Records contained in a dataset:
** BEGIN **
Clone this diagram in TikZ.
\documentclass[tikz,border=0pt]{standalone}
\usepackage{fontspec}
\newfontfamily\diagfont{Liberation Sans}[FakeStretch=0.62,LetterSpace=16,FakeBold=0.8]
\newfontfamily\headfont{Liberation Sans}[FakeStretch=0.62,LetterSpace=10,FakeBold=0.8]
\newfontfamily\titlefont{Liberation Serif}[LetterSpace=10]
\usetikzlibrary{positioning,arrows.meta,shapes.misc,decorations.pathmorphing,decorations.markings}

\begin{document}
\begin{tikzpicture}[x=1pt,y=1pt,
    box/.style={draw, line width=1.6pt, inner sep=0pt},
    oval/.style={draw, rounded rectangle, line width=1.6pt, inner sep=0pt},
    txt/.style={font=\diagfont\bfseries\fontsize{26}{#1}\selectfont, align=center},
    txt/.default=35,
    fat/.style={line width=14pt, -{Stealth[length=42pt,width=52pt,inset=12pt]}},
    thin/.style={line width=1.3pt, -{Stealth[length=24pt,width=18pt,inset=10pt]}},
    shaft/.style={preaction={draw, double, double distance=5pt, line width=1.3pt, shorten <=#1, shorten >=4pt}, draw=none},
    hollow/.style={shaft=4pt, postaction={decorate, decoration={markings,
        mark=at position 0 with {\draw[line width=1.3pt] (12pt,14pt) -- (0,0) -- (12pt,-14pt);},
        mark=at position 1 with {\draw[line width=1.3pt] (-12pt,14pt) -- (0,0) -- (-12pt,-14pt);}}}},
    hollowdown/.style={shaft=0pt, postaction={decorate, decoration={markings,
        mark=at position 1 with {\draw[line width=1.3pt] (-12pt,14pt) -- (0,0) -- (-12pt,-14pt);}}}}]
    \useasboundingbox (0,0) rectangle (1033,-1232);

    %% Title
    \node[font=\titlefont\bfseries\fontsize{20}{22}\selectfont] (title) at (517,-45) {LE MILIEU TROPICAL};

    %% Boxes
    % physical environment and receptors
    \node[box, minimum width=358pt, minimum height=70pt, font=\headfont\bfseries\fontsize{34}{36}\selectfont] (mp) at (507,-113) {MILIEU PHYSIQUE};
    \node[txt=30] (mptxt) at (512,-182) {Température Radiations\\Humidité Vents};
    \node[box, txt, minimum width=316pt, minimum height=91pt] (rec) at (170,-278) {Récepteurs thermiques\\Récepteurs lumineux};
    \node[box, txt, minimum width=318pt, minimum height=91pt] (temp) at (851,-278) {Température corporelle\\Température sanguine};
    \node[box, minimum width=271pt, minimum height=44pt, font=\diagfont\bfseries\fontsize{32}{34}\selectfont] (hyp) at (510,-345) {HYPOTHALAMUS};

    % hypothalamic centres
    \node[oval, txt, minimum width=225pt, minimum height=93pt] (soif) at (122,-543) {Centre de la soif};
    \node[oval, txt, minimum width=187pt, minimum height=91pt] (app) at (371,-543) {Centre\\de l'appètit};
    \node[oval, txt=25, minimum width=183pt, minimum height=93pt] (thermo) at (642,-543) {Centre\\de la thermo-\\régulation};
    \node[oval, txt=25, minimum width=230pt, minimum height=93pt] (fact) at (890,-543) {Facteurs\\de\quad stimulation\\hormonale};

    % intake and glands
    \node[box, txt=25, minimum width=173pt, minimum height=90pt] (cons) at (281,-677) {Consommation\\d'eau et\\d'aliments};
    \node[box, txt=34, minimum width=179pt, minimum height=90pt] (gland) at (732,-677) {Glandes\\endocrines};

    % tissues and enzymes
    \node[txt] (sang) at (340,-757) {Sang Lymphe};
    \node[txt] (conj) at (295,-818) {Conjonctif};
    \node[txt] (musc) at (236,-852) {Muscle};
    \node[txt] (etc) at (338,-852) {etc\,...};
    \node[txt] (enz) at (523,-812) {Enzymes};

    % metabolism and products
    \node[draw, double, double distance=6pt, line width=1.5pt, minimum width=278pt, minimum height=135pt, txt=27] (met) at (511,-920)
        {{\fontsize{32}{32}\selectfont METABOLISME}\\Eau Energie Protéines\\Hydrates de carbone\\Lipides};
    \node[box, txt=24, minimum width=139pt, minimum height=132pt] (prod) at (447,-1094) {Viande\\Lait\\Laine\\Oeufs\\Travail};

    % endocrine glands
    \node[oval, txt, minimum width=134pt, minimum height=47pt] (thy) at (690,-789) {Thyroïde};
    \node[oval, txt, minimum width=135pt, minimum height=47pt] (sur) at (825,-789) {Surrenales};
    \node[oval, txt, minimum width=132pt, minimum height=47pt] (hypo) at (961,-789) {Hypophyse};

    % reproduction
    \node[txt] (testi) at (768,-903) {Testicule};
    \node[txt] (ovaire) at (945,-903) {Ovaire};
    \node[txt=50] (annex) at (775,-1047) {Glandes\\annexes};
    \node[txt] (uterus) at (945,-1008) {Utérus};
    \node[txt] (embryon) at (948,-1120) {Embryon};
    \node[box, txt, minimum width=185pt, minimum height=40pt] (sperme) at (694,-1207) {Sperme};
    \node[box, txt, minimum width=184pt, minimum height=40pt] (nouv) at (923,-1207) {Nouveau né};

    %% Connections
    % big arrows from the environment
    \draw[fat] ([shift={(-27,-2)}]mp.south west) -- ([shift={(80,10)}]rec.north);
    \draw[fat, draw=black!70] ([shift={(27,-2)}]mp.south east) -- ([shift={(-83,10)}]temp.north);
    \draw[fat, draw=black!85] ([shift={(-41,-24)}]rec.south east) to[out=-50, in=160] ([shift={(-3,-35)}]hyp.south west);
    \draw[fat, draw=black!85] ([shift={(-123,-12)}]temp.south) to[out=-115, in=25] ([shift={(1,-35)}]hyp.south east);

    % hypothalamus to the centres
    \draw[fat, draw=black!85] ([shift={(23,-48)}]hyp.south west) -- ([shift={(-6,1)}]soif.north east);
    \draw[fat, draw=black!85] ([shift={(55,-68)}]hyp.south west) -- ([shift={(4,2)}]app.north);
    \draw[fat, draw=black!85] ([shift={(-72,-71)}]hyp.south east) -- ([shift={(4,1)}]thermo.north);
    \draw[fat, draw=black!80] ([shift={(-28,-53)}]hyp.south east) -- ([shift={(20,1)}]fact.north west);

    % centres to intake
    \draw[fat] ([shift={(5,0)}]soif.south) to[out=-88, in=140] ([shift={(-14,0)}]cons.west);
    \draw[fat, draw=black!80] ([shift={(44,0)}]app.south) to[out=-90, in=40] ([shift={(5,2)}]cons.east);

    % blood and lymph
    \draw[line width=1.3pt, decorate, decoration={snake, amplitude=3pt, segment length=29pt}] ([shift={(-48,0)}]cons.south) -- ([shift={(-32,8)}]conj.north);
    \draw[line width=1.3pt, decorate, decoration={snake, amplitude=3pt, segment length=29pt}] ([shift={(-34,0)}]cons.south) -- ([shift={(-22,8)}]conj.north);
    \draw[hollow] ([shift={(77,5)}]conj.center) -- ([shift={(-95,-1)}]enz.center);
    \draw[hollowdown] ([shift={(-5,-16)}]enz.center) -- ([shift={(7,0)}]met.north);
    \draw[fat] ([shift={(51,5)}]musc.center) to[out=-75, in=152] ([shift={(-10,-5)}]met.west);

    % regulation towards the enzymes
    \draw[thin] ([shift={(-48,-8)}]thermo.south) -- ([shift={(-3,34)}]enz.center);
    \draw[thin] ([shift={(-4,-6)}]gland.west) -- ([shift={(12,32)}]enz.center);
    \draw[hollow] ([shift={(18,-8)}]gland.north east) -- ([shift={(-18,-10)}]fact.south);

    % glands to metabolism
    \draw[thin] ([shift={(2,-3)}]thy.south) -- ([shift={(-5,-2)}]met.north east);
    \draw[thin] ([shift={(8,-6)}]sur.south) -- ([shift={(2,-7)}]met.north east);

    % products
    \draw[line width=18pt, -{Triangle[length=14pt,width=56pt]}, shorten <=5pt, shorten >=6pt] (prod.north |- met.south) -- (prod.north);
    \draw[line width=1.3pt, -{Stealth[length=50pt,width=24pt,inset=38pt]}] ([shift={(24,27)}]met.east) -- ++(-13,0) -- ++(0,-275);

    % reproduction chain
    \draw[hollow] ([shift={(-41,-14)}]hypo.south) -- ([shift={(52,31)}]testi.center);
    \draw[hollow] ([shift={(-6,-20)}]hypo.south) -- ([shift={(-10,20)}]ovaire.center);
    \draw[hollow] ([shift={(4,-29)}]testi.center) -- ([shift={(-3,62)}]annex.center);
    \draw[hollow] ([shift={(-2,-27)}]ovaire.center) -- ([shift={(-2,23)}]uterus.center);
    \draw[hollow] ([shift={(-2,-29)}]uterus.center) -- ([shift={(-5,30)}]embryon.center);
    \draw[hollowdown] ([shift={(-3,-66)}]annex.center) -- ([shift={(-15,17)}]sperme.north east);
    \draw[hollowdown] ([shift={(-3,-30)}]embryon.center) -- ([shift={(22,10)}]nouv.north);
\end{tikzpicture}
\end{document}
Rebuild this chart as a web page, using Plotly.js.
** END **
Identify each line in the entries with the word "this" and copy it.

--- Exercise answer ---
Clone this diagram in TikZ.
Rebuild this chart as a web page, using Plotly.js.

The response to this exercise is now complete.